** Start Material **

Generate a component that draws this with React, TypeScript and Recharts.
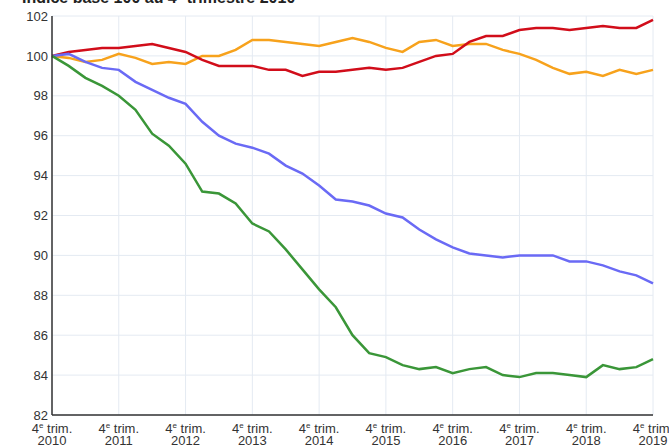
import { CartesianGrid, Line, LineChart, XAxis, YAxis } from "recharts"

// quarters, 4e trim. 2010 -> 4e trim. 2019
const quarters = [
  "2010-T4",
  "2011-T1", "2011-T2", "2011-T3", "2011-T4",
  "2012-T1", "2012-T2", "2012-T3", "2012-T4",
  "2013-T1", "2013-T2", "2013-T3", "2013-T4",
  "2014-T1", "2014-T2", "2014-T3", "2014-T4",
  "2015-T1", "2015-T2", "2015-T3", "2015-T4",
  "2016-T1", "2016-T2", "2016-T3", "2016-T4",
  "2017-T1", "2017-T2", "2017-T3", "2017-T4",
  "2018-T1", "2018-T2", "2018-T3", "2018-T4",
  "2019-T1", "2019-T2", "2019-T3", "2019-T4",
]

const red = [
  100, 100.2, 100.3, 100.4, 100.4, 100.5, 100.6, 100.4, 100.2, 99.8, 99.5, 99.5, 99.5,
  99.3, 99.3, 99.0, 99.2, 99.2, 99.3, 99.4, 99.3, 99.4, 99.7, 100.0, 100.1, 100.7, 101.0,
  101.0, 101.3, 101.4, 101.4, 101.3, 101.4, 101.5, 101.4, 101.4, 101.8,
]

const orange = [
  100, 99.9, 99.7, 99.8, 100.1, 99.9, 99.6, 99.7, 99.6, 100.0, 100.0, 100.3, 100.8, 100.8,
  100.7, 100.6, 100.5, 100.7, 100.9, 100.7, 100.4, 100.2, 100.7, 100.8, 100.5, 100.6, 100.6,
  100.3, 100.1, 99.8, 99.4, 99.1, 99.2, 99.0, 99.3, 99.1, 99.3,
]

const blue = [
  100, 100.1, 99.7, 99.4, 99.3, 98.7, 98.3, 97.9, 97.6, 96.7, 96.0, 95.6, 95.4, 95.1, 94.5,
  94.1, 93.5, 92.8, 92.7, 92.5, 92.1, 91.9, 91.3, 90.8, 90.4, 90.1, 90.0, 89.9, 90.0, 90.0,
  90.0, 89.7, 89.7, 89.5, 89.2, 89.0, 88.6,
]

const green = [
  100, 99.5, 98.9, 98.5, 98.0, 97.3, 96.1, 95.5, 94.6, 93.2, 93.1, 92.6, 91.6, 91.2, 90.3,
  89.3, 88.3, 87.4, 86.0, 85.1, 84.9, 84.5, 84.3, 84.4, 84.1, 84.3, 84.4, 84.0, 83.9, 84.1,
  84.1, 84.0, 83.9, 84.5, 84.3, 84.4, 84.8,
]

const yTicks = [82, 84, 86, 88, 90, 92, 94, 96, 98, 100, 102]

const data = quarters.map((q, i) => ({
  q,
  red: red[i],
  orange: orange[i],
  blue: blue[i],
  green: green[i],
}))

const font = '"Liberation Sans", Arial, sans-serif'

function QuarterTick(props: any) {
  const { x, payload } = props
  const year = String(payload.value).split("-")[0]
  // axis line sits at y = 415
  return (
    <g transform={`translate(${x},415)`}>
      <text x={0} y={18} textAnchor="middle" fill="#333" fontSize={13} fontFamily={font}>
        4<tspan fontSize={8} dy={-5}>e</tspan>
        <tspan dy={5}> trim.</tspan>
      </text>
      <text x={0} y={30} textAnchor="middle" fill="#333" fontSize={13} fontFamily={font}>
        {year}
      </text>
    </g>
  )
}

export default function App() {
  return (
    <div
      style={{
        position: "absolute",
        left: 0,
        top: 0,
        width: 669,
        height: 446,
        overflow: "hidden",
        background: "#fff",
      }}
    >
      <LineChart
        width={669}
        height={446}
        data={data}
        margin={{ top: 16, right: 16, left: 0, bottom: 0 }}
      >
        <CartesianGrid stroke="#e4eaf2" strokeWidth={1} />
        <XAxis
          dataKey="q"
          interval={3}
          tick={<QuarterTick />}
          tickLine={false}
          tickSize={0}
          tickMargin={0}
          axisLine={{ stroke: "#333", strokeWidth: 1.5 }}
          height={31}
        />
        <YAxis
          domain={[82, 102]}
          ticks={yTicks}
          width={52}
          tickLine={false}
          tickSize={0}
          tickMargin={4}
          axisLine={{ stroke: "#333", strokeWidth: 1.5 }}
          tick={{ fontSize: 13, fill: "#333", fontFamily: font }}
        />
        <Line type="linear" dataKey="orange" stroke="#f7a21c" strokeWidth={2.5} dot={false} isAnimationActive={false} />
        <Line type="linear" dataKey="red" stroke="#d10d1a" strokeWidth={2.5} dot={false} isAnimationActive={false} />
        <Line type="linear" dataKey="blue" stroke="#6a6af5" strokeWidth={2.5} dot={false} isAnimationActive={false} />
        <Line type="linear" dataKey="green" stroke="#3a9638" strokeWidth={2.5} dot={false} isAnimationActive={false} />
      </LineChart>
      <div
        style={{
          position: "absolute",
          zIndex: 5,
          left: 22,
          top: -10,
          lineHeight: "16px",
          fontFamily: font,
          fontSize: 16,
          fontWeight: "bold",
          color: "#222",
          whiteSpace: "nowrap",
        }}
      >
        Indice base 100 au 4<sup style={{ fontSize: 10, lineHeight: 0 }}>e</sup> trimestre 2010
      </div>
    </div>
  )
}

** End Material **

▶ _What you should do_
Give again, word for word, every line from the top of the data above to the line holding "LineChart, XAxis, YAxis", inclusive, with the pictures left out.

▶ _The response_
Generate a component that draws this with React, TypeScript and Recharts.
import { CartesianGrid, Line, LineChart, XAxis, YAxis } from "recharts"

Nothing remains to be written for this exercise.